■ What you will do
Copy out each line of the data holding "this".

■ Dataset records
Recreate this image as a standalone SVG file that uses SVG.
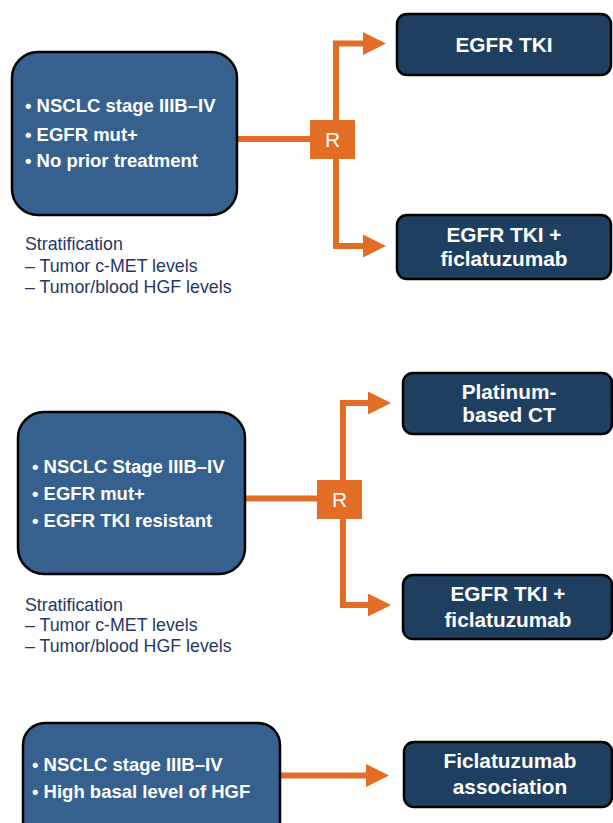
==
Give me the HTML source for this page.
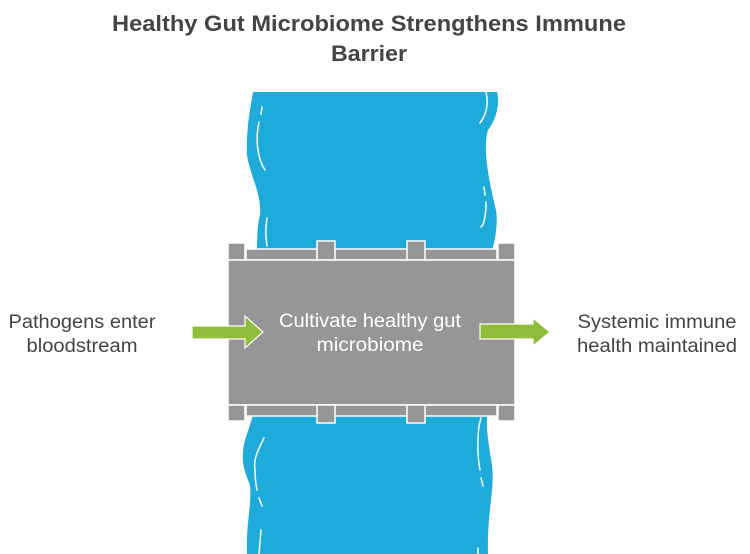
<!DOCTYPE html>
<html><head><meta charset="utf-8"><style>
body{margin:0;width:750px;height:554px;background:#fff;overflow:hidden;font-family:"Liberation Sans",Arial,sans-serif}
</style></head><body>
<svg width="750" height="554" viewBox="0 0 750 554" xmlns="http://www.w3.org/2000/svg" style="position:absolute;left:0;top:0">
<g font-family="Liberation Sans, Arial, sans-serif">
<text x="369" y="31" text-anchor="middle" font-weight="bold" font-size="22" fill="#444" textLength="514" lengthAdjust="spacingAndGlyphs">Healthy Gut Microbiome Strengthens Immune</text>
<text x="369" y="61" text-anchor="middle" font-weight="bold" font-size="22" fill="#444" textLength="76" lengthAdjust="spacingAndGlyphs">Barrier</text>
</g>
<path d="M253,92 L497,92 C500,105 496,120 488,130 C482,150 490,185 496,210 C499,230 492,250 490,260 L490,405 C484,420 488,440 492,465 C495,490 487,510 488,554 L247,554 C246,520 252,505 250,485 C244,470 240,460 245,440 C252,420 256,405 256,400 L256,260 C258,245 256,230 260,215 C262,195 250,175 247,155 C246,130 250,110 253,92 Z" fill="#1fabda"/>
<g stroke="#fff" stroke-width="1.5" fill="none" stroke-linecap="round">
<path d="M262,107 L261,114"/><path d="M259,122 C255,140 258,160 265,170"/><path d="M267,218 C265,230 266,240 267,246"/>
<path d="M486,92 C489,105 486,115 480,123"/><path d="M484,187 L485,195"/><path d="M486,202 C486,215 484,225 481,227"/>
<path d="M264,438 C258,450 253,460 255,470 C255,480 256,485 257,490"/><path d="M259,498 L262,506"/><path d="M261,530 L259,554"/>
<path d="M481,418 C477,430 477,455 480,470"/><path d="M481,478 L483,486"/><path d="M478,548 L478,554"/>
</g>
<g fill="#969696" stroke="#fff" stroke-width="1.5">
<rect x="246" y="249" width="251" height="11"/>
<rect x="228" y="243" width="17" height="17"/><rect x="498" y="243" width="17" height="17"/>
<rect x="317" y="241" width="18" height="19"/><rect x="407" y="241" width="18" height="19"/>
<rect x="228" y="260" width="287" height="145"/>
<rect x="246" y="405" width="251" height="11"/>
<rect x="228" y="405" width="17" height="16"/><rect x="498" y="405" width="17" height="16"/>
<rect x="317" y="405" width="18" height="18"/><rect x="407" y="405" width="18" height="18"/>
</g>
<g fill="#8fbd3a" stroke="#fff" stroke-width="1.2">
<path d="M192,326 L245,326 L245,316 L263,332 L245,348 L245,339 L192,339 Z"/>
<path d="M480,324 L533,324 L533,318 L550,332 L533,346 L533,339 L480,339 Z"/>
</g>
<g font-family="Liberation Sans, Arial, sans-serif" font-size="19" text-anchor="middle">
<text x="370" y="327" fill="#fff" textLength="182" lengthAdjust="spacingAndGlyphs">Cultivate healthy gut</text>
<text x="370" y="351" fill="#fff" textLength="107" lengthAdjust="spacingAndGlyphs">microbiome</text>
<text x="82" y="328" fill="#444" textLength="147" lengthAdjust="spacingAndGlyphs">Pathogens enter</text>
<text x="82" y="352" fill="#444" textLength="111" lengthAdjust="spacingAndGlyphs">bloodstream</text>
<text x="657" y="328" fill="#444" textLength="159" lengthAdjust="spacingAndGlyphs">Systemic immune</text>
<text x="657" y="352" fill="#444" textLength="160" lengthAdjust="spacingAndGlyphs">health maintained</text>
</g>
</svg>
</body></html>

■ Answer to the problem
Recreate this image as a standalone SVG file that uses SVG.
Give me the HTML source for this page.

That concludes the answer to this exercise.